Review of Unholy Love

Unholy Love (1932)
7/10
"Gerry Has Bought Home Another Stray Kitten and We're All Going to Get Fleas"!!!
11 November 2014
Warning: Spoilers
M.H. Hoffman was once head of Tiffany but now, in 1932, he was head of Allied Pictures and turned his attention to his great love - the classics. He had already re-imagined "Vanity Fair" as an up to date New York story with Myrna Loy as a very alluring Becky Sharpe, now he turned his attention to "Madame Bovary" switching locales from provincial France to up-market New York with "subtle" (I'm joking!!) Joyce Compton as Flaubert's tragic heroine. The cast is full of stellar names who gave poverty row movies a lot of their polish and professionalism. Apart from Compton there's beautiful Lila Lee, dignified H.B. Warner, dependable Lyle Talbot (misspelt Lylse on the credits - how hard would it be to spell Lyle??), not to mention Kathlyn Williams, Beryl Mercer and Jason Robards Snr.

Kindly Dr. Gregory (H.B. Warner) is called to his dying gardener's bedside only to find his son comforting the distraught daughter Sheila (Comptom). Gerry (Talbot) has married her and now the father has to break the news to the old, loyal girlfriend Jane. Wow, Lila Lee looks absolutely beautiful in this film - she utters Flaubert's immortal line (just joking!!)- "Gerry has bought home another stray kitten" to which Gregory replies "Yes and we're all going to get fleas"!! It seems initially that Sheila's only crime is that she is not "to the manor born" and feels lost and alone among the penthouse set who do everything they can to cut her dead!! In fact it is Jane who goes out of her way (along with Gregory - Gerry seems to have disappeared from the picture) to make her feel at home.

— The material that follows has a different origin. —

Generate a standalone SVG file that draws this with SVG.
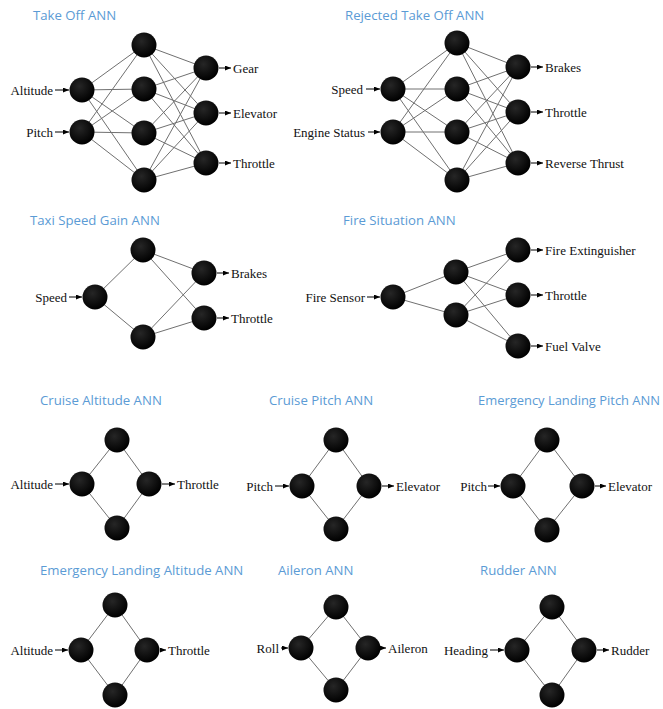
<svg xmlns="http://www.w3.org/2000/svg" width="663" height="709" viewBox="0 0 663 709">
<defs>
<radialGradient id="ball" cx="40%" cy="35%" r="65%">
<stop offset="0" stop-color="#262626"/>
<stop offset="1" stop-color="#000"/>
</radialGradient>
<marker id="ah" markerUnits="userSpaceOnUse" markerWidth="6" markerHeight="5" refX="6" refY="2.5" orient="auto">
<path d="M0,0 L6,2.5 L0,5 z" fill="#000"/>
</marker>
</defs>
<style>
.t{font-family:"Open Sans","Liberation Sans",sans-serif;font-size:13.2px;fill:#5b9bd5}
.l{font-family:"Liberation Serif","Times New Roman",serif;font-size:13px;fill:#111}
.e{stroke:#707070;stroke-width:1;fill:none}
.a{stroke:#000;stroke-width:1;fill:none;marker-end:url(#ah)}
circle{fill:url(#ball)}
</style>
<rect width="663" height="709" fill="#fff"/>

<!-- titles -->
<g id="titles">
<text class="t" x="33" y="20">Take Off ANN</text>
<text class="t" x="345" y="20">Rejected Take Off ANN</text>
<text class="t" x="30" y="225">Taxi Speed Gain ANN</text>
<text class="t" x="343" y="225">Fire Situation ANN</text>
<text class="t" x="40" y="405">Cruise Altitude ANN</text>
<text class="t" x="269" y="405">Cruise Pitch ANN</text>
<text class="t" x="478" y="405" textLength="182" lengthAdjust="spacingAndGlyphs">Emergency Landing Pitch ANN</text>
<text class="t" x="40" y="575">Emergency Landing Altitude ANN</text>
<text class="t" x="278" y="575">Aileron ANN</text>
<text class="t" x="480" y="575">Rudder ANN</text>
</g>

<g id="connectors">
<g class="e">
<!-- Take Off -->
<path d="M82,90L144,45M82,90L144,89M82,90L144,133M82,90L144,180M82,132L144,45M82,132L144,89M82,132L144,133M82,132L144,180"/>
<path d="M144,45L206,68M144,45L206,113M144,45L206,163M144,89L206,68M144,89L206,113M144,89L206,163M144,133L206,68M144,133L206,113M144,133L206,163M144,180L206,68M144,180L206,113M144,180L206,163"/>
<!-- Rejected -->
<path d="M393,89L457,43M393,89L457,89M393,89L457,132M393,89L457,180M393,132L457,43M393,132L457,89M393,132L457,132M393,132L457,180"/>
<path d="M457,43L518,67M457,43L518,112M457,43L518,163M457,89L518,67M457,89L518,112M457,89L518,163M457,132L518,67M457,132L518,112M457,132L518,163M457,180L518,67M457,180L518,112M457,180L518,163"/>
<!-- Taxi -->
<path d="M95,297L143,250M95,297L143,337M143,250L204,273M143,250L204,318M143,337L204,273M143,337L204,318"/>
<!-- Fire -->
<path d="M393,297L456,272M393,297L456,315M456,272L518,250M456,272L518,295M456,272L518,346M456,315L518,250M456,315L518,295M456,315L518,346"/>
<!-- diamonds -->
<path d="M82,484L117,440L149,484L117,528Z"/>
<path d="M302,486L336,440L369,486L336,529Z"/>
<path d="M513,486L547,440L582,486L547,530Z"/>
<path d="M81,650L115,605L147,650L115,695Z"/>
<path d="M301,648L336,607L368,648L336,690Z"/>
<path d="M517,650L552,607L584,650L552,695Z"/>
</g>
<!-- arrows -->
<g>
<line class="a" x1="55" y1="90" x2="69" y2="90"/>
<line class="a" x1="55" y1="132" x2="69" y2="132"/>
<line class="a" x1="219" y1="68" x2="231" y2="68"/>
<line class="a" x1="219" y1="113" x2="231" y2="113"/>
<line class="a" x1="219" y1="163" x2="231" y2="163"/>
<line class="a" x1="366" y1="89" x2="380" y2="89"/>
<line class="a" x1="368" y1="132" x2="380" y2="132"/>
<line class="a" x1="531" y1="67" x2="543" y2="67"/>
<line class="a" x1="531" y1="112" x2="543" y2="112"/>
<line class="a" x1="531" y1="163" x2="543" y2="163"/>
<line class="a" x1="69" y1="297" x2="82" y2="297"/>
<line class="a" x1="217" y1="273" x2="229" y2="273"/>
<line class="a" x1="217" y1="318" x2="229" y2="318"/>
<line class="a" x1="367" y1="297" x2="380" y2="297"/>
<line class="a" x1="531" y1="250" x2="543" y2="250"/>
<line class="a" x1="531" y1="295" x2="543" y2="295"/>
<line class="a" x1="531" y1="346" x2="543" y2="346"/>
<line class="a" x1="55" y1="484" x2="69" y2="484"/>
<line class="a" x1="162" y1="484" x2="175" y2="484"/>
<line class="a" x1="275" y1="486" x2="289" y2="486"/>
<line class="a" x1="382" y1="486" x2="394" y2="486"/>
<line class="a" x1="488" y1="486" x2="500" y2="486"/>
<line class="a" x1="595" y1="486" x2="606" y2="486"/>
<line class="a" x1="55" y1="650" x2="68" y2="650"/>
<line class="a" x1="160" y1="650" x2="166" y2="650"/>
<line class="a" x1="281" y1="648" x2="288" y2="648"/>
<line class="a" x1="381" y1="648" x2="386" y2="648"/>
<line class="a" x1="490" y1="650" x2="504" y2="650"/>
<line class="a" x1="597" y1="650" x2="609" y2="650"/>
</g>
</g>

<!-- Take Off ANN -->
<g id="takeoff">
<g id="to-in1"><circle cx="82" cy="90" r="12.5"/><text class="l" x="53" y="94.5" text-anchor="end">Altitude</text></g>
<g id="to-in2"><circle cx="82" cy="132" r="12.5"/><text class="l" x="53" y="136.5" text-anchor="end">Pitch</text></g>
<g id="to-h1"><circle cx="144" cy="45" r="12.5"/></g>
<g id="to-h2"><circle cx="144" cy="89" r="12.5"/></g>
<g id="to-h3"><circle cx="144" cy="133" r="12.5"/></g>
<g id="to-h4"><circle cx="144" cy="180" r="12.5"/></g>
<g id="to-o1"><circle cx="206" cy="68" r="12.5"/><text class="l" x="233" y="72.5">Gear</text></g>
<g id="to-o2"><circle cx="206" cy="113" r="12.5"/><text class="l" x="233" y="117.5">Elevator</text></g>
<g id="to-o3"><circle cx="206" cy="163" r="12.5"/><text class="l" x="233" y="167.5">Throttle</text></g>
</g>

<!-- Rejected Take Off ANN -->
<g id="rejected">
<g id="rt-in1"><circle cx="393" cy="89" r="12.5"/><text class="l" x="363" y="93.5" text-anchor="end">Speed</text></g>
<g id="rt-in2"><circle cx="393" cy="132" r="12.5"/><text class="l" x="365" y="136.5" text-anchor="end">Engine Status</text></g>
<g id="rt-h1"><circle cx="457" cy="43" r="12.5"/></g>
<g id="rt-h2"><circle cx="457" cy="89" r="12.5"/></g>
<g id="rt-h3"><circle cx="457" cy="132" r="12.5"/></g>
<g id="rt-h4"><circle cx="457" cy="180" r="12.5"/></g>
<g id="rt-o1"><circle cx="518" cy="67" r="12.5"/><text class="l" x="545" y="71.5">Brakes</text></g>
<g id="rt-o2"><circle cx="518" cy="112" r="12.5"/><text class="l" x="545" y="116.5">Throttle</text></g>
<g id="rt-o3"><circle cx="518" cy="163" r="12.5"/><text class="l" x="545" y="167.5">Reverse Thrust</text></g>
</g>

<!-- Taxi Speed Gain ANN -->
<g id="taxi">
<g id="tx-in"><circle cx="95" cy="297" r="12.5"/><text class="l" x="67" y="301.5" text-anchor="end">Speed</text></g>
<g id="tx-h1"><circle cx="143" cy="250" r="12.5"/></g>
<g id="tx-h2"><circle cx="143" cy="337" r="12.5"/></g>
<g id="tx-o1"><circle cx="204" cy="273" r="12.5"/><text class="l" x="231" y="277.5">Brakes</text></g>
<g id="tx-o2"><circle cx="204" cy="318" r="12.5"/><text class="l" x="231" y="322.5">Throttle</text></g>
</g>

<!-- Fire Situation ANN -->
<g id="fire">
<g id="fs-in"><circle cx="393" cy="297" r="12.5"/><text class="l" x="365" y="301.5" text-anchor="end">Fire Sensor</text></g>
<g id="fs-h1"><circle cx="456" cy="272" r="12.5"/></g>
<g id="fs-h2"><circle cx="456" cy="315" r="12.5"/></g>
<g id="fs-o1"><circle cx="518" cy="250" r="12.5"/><text class="l" x="545" y="254.5">Fire Extinguisher</text></g>
<g id="fs-o2"><circle cx="518" cy="295" r="12.5"/><text class="l" x="545" y="299.5">Throttle</text></g>
<g id="fs-o3"><circle cx="518" cy="346" r="12.5"/><text class="l" x="545" y="350.5">Fuel Valve</text></g>
</g>

<!-- Cruise Altitude ANN -->
<g id="cruise-alt">
<g id="ca-in"><circle cx="82" cy="484" r="12.5"/><text class="l" x="53" y="488.5" text-anchor="end">Altitude</text></g>
<g id="ca-h1"><circle cx="117" cy="440" r="12.5"/></g>
<g id="ca-h2"><circle cx="117" cy="528" r="12.5"/></g>
<g id="ca-out"><circle cx="149" cy="484" r="12.5"/><text class="l" x="177" y="488.5">Throttle</text></g>
</g>

<!-- Cruise Pitch ANN -->
<g id="cruise-pitch">
<g id="cp-in"><circle cx="302" cy="486" r="12.5"/><text class="l" x="273" y="490.5" text-anchor="end">Pitch</text></g>
<g id="cp-h1"><circle cx="336" cy="440" r="12.5"/></g>
<g id="cp-h2"><circle cx="336" cy="529" r="12.5"/></g>
<g id="cp-out"><circle cx="369" cy="486" r="12.5"/><text class="l" x="396" y="490.5">Elevator</text></g>
</g>

<!-- Emergency Landing Pitch ANN -->
<g id="em-pitch">
<g id="ep-in"><circle cx="513" cy="486" r="12.5"/><text class="l" x="487" y="490.5" text-anchor="end">Pitch</text></g>
<g id="ep-h1"><circle cx="547" cy="440" r="12.5"/></g>
<g id="ep-h2"><circle cx="547" cy="530" r="12.5"/></g>
<g id="ep-out"><circle cx="582" cy="486" r="12.5"/><text class="l" x="608" y="490.5">Elevator</text></g>
</g>

<!-- Emergency Landing Altitude ANN -->
<g id="em-alt">
<g id="ea-in"><circle cx="81" cy="650" r="12.5"/><text class="l" x="53" y="654.5" text-anchor="end">Altitude</text></g>
<g id="ea-h1"><circle cx="115" cy="605" r="12.5"/></g>
<g id="ea-h2"><circle cx="115" cy="695" r="12.5"/></g>
<g id="ea-out"><circle cx="147" cy="650" r="12.5"/><text class="l" x="168" y="654.5">Throttle</text></g>
</g>

<!-- Aileron ANN -->
<g id="aileron">
<g id="ai-in"><circle cx="301" cy="648" r="12.5"/><text class="l" x="279" y="652.5" text-anchor="end">Roll</text></g>
<g id="ai-h1"><circle cx="336" cy="607" r="12.5"/></g>
<g id="ai-h2"><circle cx="336" cy="690" r="12.5"/></g>
<g id="ai-out"><circle cx="368" cy="648" r="12.5"/><text class="l" x="388" y="652.5">Aileron</text></g>
</g>

<!-- Rudder ANN -->
<g id="rudder">
<g id="ru-in"><circle cx="517" cy="650" r="12.5"/><text class="l" x="488" y="654.5" text-anchor="end">Heading</text></g>
<g id="ru-h1"><circle cx="552" cy="607" r="12.5"/></g>
<g id="ru-h2"><circle cx="552" cy="695" r="12.5"/></g>
<g id="ru-out"><circle cx="584" cy="650" r="12.5"/><text class="l" x="611" y="654.5">Rudder</text></g>
</g>
</svg>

But Sheila is a "bad lot" according to house keeper (Mercer) and hides her loose ways behind a flirty, innocent Southern charm - she has started an affair with an oily bounder (Ivan LeBedeff) who sees her as a summer diversion but the viewers are supposed to believe that he is the love of her life. It is up to H.B. Warner to add a bit of quiet dignity as he tries to grapple with his son's wanton wife. I didn't really recognise it as "Madame Bovary" but the leading role was tailor made for Miss Compton's screen personality.